Sulich, along with West Valley City Police Department Sgt. Trudy Cropper and Scott Folkers, rushed into the burning home knowing that there were two people in the home that needed to be rescued. Sulich said he could hear people downstairs as he was calling out. He found an elderly couple, believed to be in their 70s, in a room and told them they had to act quickly. 

Sulich found the West Valley officers on the stairs and helped the elderly couple up the stairs and through the front door to safety. The West Valley officers had the woman sit down on her walker and wheeled her out. Once the elderly man was outside the home, Folkers lifted the elderly man and pulled him away from the burning home. 

“Then the fire department came. I talked to them, and they said if it was probably five more minutes, the fire probably would have collapsed the entrance right down to the basement. And that was the only exit and entrance to the house,” Folkers said.

As for Sulich, as soon as he knew the elderly couple was out of the house, he made his way back over to the funeral. 

“If Doug Barney was there yesterday, he wouldn’t have wanted us to stop any sort of police response because of him,” Sulich said. “He would have been happy to respond, and if Doug was there he would have wanted to respond as well.” 

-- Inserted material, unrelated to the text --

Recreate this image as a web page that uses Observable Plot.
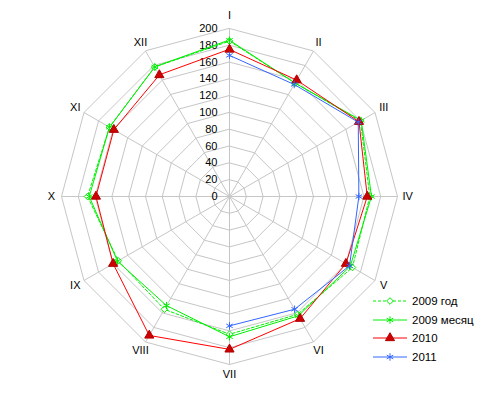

Sulich made it back to his precinct on time before heading to the funeral, even though he smelled like smoke. He added that having the West Valley police there to help cover the area during the time of the funeral was also uplifting. 

“It was a testament; that’s part of the reason that we’re law enforcement. The biggest thing for me in regards to law enforcement is the esprit de corps. You can take an officer from South Jordan and an officer from West Valley and an officer from Unified Police and we’re all brothers and sisters,” Sulich said.

Even though the West Valley police officers were out of their precinct, they responded to a call knowing it was important to save the life of anyone and no thanks was needed. 

“They don’t need to thank us; it’s our job. I don’t need thanks,” Folkers said.

The elderly couple made it out safely and only suffered minor injuries.